STATED EXERCISE: Your task is to reproduce, verbatim and without pictures, the lines from the opening of the listing through the line containing "plt.rcParams['font.family'] = ['Liberation".

GIVEN INFORMATION:
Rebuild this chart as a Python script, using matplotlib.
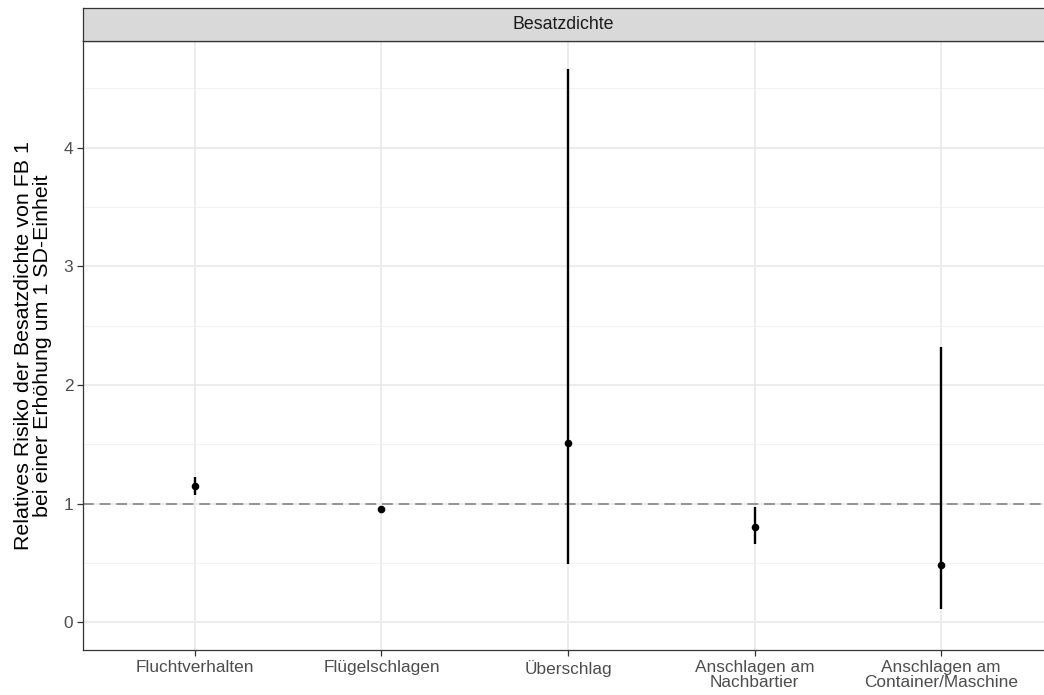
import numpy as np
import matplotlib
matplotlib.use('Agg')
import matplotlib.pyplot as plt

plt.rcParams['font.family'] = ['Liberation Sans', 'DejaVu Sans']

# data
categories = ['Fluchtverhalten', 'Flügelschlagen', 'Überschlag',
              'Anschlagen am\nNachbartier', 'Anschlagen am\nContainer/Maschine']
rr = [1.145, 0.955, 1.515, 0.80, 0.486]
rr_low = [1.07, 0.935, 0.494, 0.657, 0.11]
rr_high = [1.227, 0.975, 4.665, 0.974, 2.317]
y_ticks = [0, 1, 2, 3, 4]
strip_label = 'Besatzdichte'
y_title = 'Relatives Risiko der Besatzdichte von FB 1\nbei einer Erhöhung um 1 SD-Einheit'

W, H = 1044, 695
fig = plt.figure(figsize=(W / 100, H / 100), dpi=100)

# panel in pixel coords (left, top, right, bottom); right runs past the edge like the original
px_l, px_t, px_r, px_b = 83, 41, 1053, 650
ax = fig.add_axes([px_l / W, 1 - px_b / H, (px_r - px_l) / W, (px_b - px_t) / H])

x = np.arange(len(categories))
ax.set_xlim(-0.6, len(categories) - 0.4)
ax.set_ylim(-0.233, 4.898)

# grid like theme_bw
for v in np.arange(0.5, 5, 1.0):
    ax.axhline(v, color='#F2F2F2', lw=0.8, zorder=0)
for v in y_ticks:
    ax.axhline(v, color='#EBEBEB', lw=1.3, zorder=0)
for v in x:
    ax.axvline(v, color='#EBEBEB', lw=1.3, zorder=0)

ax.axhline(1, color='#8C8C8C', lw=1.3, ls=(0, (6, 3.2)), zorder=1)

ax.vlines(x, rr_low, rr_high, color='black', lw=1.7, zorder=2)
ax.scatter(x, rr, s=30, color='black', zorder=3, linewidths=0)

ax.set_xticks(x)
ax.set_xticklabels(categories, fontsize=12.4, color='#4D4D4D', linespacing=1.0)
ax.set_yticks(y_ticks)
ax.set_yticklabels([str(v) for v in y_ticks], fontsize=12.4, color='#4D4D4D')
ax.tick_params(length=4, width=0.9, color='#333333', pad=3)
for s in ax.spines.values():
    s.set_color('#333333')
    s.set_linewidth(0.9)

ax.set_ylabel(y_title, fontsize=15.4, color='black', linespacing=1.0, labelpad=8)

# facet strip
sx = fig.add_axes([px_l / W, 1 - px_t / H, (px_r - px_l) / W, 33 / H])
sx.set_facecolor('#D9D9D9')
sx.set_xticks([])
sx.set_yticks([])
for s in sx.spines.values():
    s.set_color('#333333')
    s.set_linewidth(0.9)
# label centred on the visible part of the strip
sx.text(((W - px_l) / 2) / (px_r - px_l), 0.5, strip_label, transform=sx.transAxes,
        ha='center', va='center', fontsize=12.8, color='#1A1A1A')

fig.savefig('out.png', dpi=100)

WRITTEN SOLUTION:
Rebuild this chart as a Python script, using matplotlib.
import numpy as np
import matplotlib
matplotlib.use('Agg')
import matplotlib.pyplot as plt

plt.rcParams['font.family'] = ['Liberation Sans', 'DejaVu Sans']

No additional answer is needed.